IT革命は産業革命以来の大変革と言われているけど、今までは「へー、そういうものなのかな?」と、ちょっと懐疑的な受け止め方だった。電話とかテレビの延長程度のモノじゃないの・・・と。

でも、あらゆるモノがインターネットにつながり、検索することでアクセスできるようになった今、「僕らは人類の転換点の真っ只中にいるのかも!」と感じている。仕事や働き方はこれからどんどん変わっていくだろうし、大げさかもしれないけど、人間の知性のあり方も変わるんじゃないかなと思う。

「ウェブ人間論」という本で、梅田 望夫と作家の平野 啓一郎が、「何を頭の中に持ち、何を外部に持つか」というテーマについて対談していた。これは僕も気になっていることなんすよね。

携帯電話やモバイル端末で、いつでも、どこからでもネットワーク上の膨大な情報にアクセスでき、しかも、優れた検索技術により求めている情報が瞬時に引き出せるとしたら、頭の中に情報を持つ必要があるのだろうか。記憶すること、勉強することってどういう意味をもつのだろう?と。

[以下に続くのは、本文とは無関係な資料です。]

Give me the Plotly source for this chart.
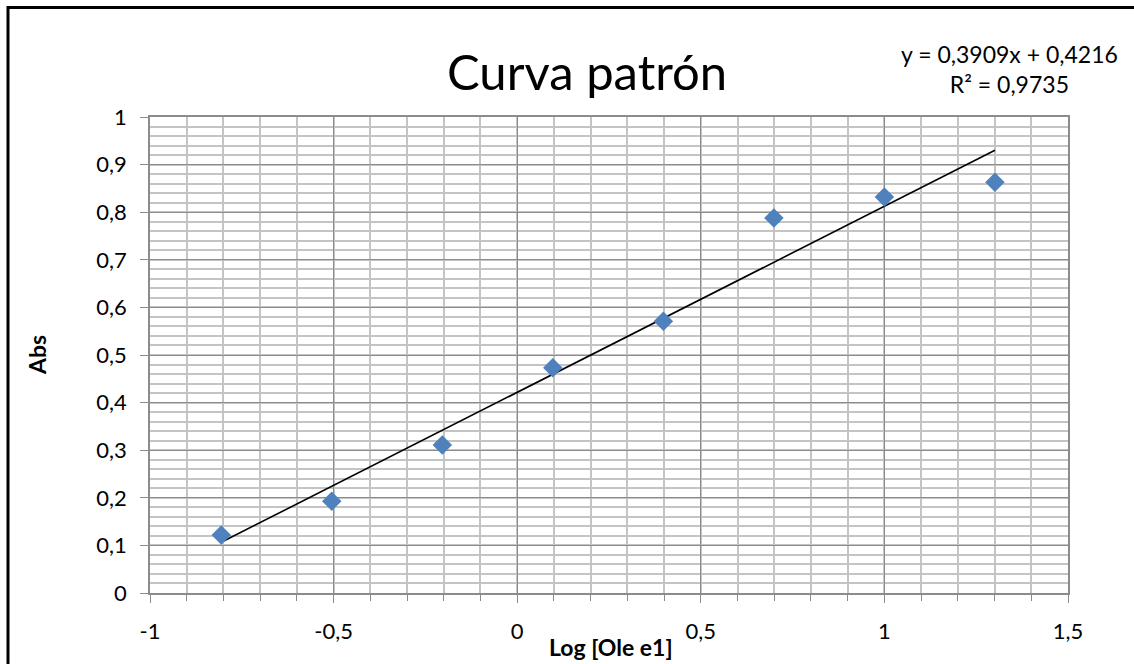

岩波新書の「ウェブ社会をどう生きるか」には、「知性とは、さまざまな情報を統合して総合的に判断し問題解決を行えること」というようなことが書いてあった。大切なのは場や人との関係を把握できる能力だと。これは、齋藤孝の言う「文脈力」ってことなのかな。

でも、Googleの検索結果って、リンク状態なんかのいろいろな関係性を解析することで、的確な結果を返してるんですよね。Googleニュースにしても、いろいろな関係性や重要度を考慮して、引っ張ってくる記事やレイアウトを決めてるはず。検索技術って、それ自体がすでにひとつの知性なんじゃないかと思う。

単なる情報だけじゃなく、知性までも頭の外に置ける、というか借りてこれる時代に僕たちは生きているのかもしれない。それでも、ドラッカーのいう「反復により習慣とすること」の重要性が薄れることはないんじゃないかなと、漠然と思います。

たぶん、知識を記憶として頭に溜めることが重要なのではなく、反射神経に変える(無意識のレベルに落とし込む)ことが重要で、それはインターネットやコンピューターでは代用できないのだろうなと。